» EXERCISE GOAL:
Copy each line below exactly and leave the pictures out.
* BEGIN *
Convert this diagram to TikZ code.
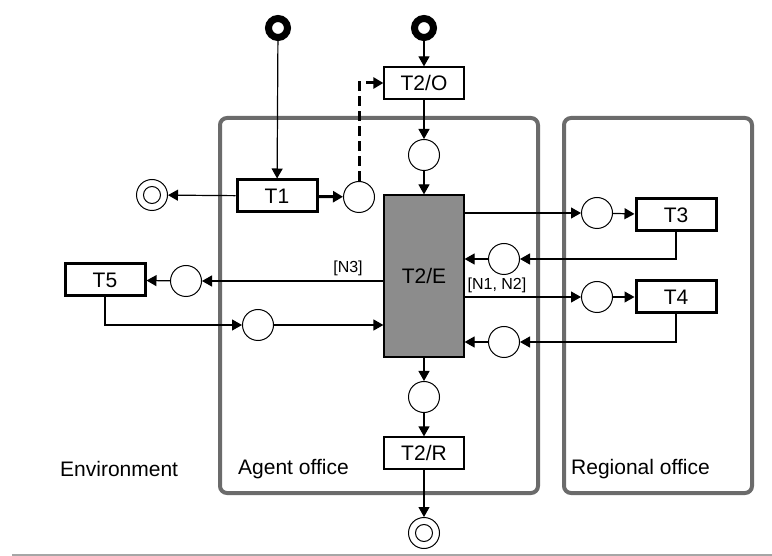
\documentclass[tikz,border=0pt]{standalone}
\usepackage{fontspec}
\setmainfont{Liberation Sans}
\usetikzlibrary{arrows.meta}
\definecolor{actorgray}{RGB}{140,140,140}
\begin{document}
\begin{tikzpicture}[x=1pt,y=-1pt,
  every node/.style={font=\fontsize{21}{23}\selectfont},
  trans/.style={draw, rectangle, minimum width=80pt, minimum height=32pt, inner sep=0pt, line width=1.2pt},
  transthick/.style={trans, line width=3pt},
  actor/.style={draw, rectangle, fill=actorgray, minimum width=80pt, minimum height=162pt, inner sep=0pt, line width=1.2pt},
  place/.style={draw, circle, minimum size=31pt, inner sep=0pt, line width=1pt},
  source/.style={draw=black, circle, line width=7pt, minimum size=19pt, inner sep=0pt},
  sink/.style={draw, circle, minimum size=31pt, inner sep=0pt, line width=1pt,
    path picture={\draw[line width=1pt] (path picture bounding box.center) circle (8.5pt);}},
  conn/.style={-{Triangle[length=10pt,width=11pt]}, line width=1.2pt},
  connthick/.style={conn, line width=3pt},
  connlink/.style={conn, line width=3pt, dash pattern=on 10pt off 5pt},
  office/.style={draw=black!58, line width=4pt, rounded corners=7pt},
  tag/.style={font=\fontsize{16}{18}\selectfont, inner sep=1pt},
  area/.style={inner sep=0pt}]
\useasboundingbox (0,0) rectangle (772,556);
\fill[white] (0,0) rectangle (772,556);

% organisational units
\draw[office] (220,118) rectangle (538,493);
\draw[office] (564,118) rectangle (752,493);
\draw[black!35, line width=1.5pt] (12,555) -- (772,555);

% transactions
\node[transthick] (T1) at (277,196) {T1};
\node[trans] (T2O) at (424,83) {T2/O};
\node[actor] (T2E) at (424,276) {T2/E};
\node[trans] (T2R) at (424,453) {T2/R};
\node[transthick] (T3) at (676,215) {T3};
\node[transthick] (T4) at (676,297) {T4};
\node[transthick] (T5) at (105,280) {T5};

% start and end events
\node[source] (s1) at (278,28) {};
\node[source] (s2) at (424,28) {};
\node[sink] (e1) at (152,195) {};
\node[sink] (e2) at (424,533) {};

% places
\node[place] (pT1) at (359,197) {};
\node[place] (pO) at (424,155) {};
\node[place] (pR) at (424,397) {};
\node[place] (p3a) at (597,213) {};
\node[place] (p3b) at (504,259) {};
\node[place] (p4a) at (597,297) {};
\node[place] (p4b) at (504,342) {};
\node[place] (p5a) at (186,281) {};
\node[place] (p5b) at (258,325) {};

% flows
\draw[conn] (s1) -- (T1);
\draw[conn] (T1) -- (e1);
\draw[connthick] (T1) -- (pT1);
\draw[connlink] (pT1.north) |- (T2O.west);
\draw[conn] (s2) -- (T2O);
\draw[conn] (T2O) -- (pO);
\draw[conn] (pO) -- (T2E);
\draw[conn] (T2E) -- (pR);
\draw[conn] (pR) -- (T2R);
\draw[conn] (T2R) -- (e2);

\draw[conn] (T2E.east |- p3a) -- (p3a);
\draw[conn] (p3a) -- (T3);
\draw[conn] (T3.south) |- (p3b);
\draw[conn] (p3b) -- (T2E.east |- p3b);
\draw[conn] (T2E.east |- p4a) -- (p4a);
\draw[conn] (p4a) -- (T4);
\draw[conn] (T4.south) |- (p4b);
\draw[conn] (p4b) -- (T2E.east |- p4b);

\draw[conn] (T2E.west |- p5a) -- (p5a);
\draw[conn] (p5a) -- (T5);
\draw[conn] (T5.south) |- (p5b);
\draw[conn] (p5b) -- (T2E.west |- p5b);

% message labels
\node[tag] (n3) at (348,268) {[N3]};
\node[tag] (n12) at (497,285) {[N1, N2]};

% unit names
\node[area, anchor=west] (env) at (60,469) {Environment};
\node[area, anchor=west] (ag) at (238,469) {Agent office};
\node[area, anchor=west] (reg) at (571,469) {Regional office};
\end{tikzpicture}
\end{document}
* END *
» SOLUTION TO THIS PROBLEM:
Convert this diagram to TikZ code.
\documentclass[tikz,border=0pt]{standalone}
\usepackage{fontspec}
\setmainfont{Liberation Sans}
\usetikzlibrary{arrows.meta}
\definecolor{actorgray}{RGB}{140,140,140}
\begin{document}
\begin{tikzpicture}[x=1pt,y=-1pt,
  every node/.style={font=\fontsize{21}{23}\selectfont},
  trans/.style={draw, rectangle, minimum width=80pt, minimum height=32pt, inner sep=0pt, line width=1.2pt},
  transthick/.style={trans, line width=3pt},
  actor/.style={draw, rectangle, fill=actorgray, minimum width=80pt, minimum height=162pt, inner sep=0pt, line width=1.2pt},
  place/.style={draw, circle, minimum size=31pt, inner sep=0pt, line width=1pt},
  source/.style={draw=black, circle, line width=7pt, minimum size=19pt, inner sep=0pt},
  sink/.style={draw, circle, minimum size=31pt, inner sep=0pt, line width=1pt,
    path picture={\draw[line width=1pt] (path picture bounding box.center) circle (8.5pt);}},
  conn/.style={-{Triangle[length=10pt,width=11pt]}, line width=1.2pt},
  connthick/.style={conn, line width=3pt},
  connlink/.style={conn, line width=3pt, dash pattern=on 10pt off 5pt},
  office/.style={draw=black!58, line width=4pt, rounded corners=7pt},
  tag/.style={font=\fontsize{16}{18}\selectfont, inner sep=1pt},
  area/.style={inner sep=0pt}]
\useasboundingbox (0,0) rectangle (772,556);
\fill[white] (0,0) rectangle (772,556);

% organisational units
\draw[office] (220,118) rectangle (538,493);
\draw[office] (564,118) rectangle (752,493);
\draw[black!35, line width=1.5pt] (12,555) -- (772,555);

% transactions
\node[transthick] (T1) at (277,196) {T1};
\node[trans] (T2O) at (424,83) {T2/O};
\node[actor] (T2E) at (424,276) {T2/E};
\node[trans] (T2R) at (424,453) {T2/R};
\node[transthick] (T3) at (676,215) {T3};
\node[transthick] (T4) at (676,297) {T4};
\node[transthick] (T5) at (105,280) {T5};

% start and end events
\node[source] (s1) at (278,28) {};
\node[source] (s2) at (424,28) {};
\node[sink] (e1) at (152,195) {};
\node[sink] (e2) at (424,533) {};

% places
\node[place] (pT1) at (359,197) {};
\node[place] (pO) at (424,155) {};
\node[place] (pR) at (424,397) {};
\node[place] (p3a) at (597,213) {};
\node[place] (p3b) at (504,259) {};
\node[place] (p4a) at (597,297) {};
\node[place] (p4b) at (504,342) {};
\node[place] (p5a) at (186,281) {};
\node[place] (p5b) at (258,325) {};

% flows
\draw[conn] (s1) -- (T1);
\draw[conn] (T1) -- (e1);
\draw[connthick] (T1) -- (pT1);
\draw[connlink] (pT1.north) |- (T2O.west);
\draw[conn] (s2) -- (T2O);
\draw[conn] (T2O) -- (pO);
\draw[conn] (pO) -- (T2E);
\draw[conn] (T2E) -- (pR);
\draw[conn] (pR) -- (T2R);
\draw[conn] (T2R) -- (e2);

\draw[conn] (T2E.east |- p3a) -- (p3a);
\draw[conn] (p3a) -- (T3);
\draw[conn] (T3.south) |- (p3b);
\draw[conn] (p3b) -- (T2E.east |- p3b);
\draw[conn] (T2E.east |- p4a) -- (p4a);
\draw[conn] (p4a) -- (T4);
\draw[conn] (T4.south) |- (p4b);
\draw[conn] (p4b) -- (T2E.east |- p4b);

\draw[conn] (T2E.west |- p5a) -- (p5a);
\draw[conn] (p5a) -- (T5);
\draw[conn] (T5.south) |- (p5b);
\draw[conn] (p5b) -- (T2E.west |- p5b);

% message labels
\node[tag] (n3) at (348,268) {[N3]};
\node[tag] (n12) at (497,285) {[N1, N2]};

% unit names
\node[area, anchor=west] (env) at (60,469) {Environment};
\node[area, anchor=west] (ag) at (238,469) {Agent office};
\node[area, anchor=west] (reg) at (571,469) {Regional office};
\end{tikzpicture}
\end{document}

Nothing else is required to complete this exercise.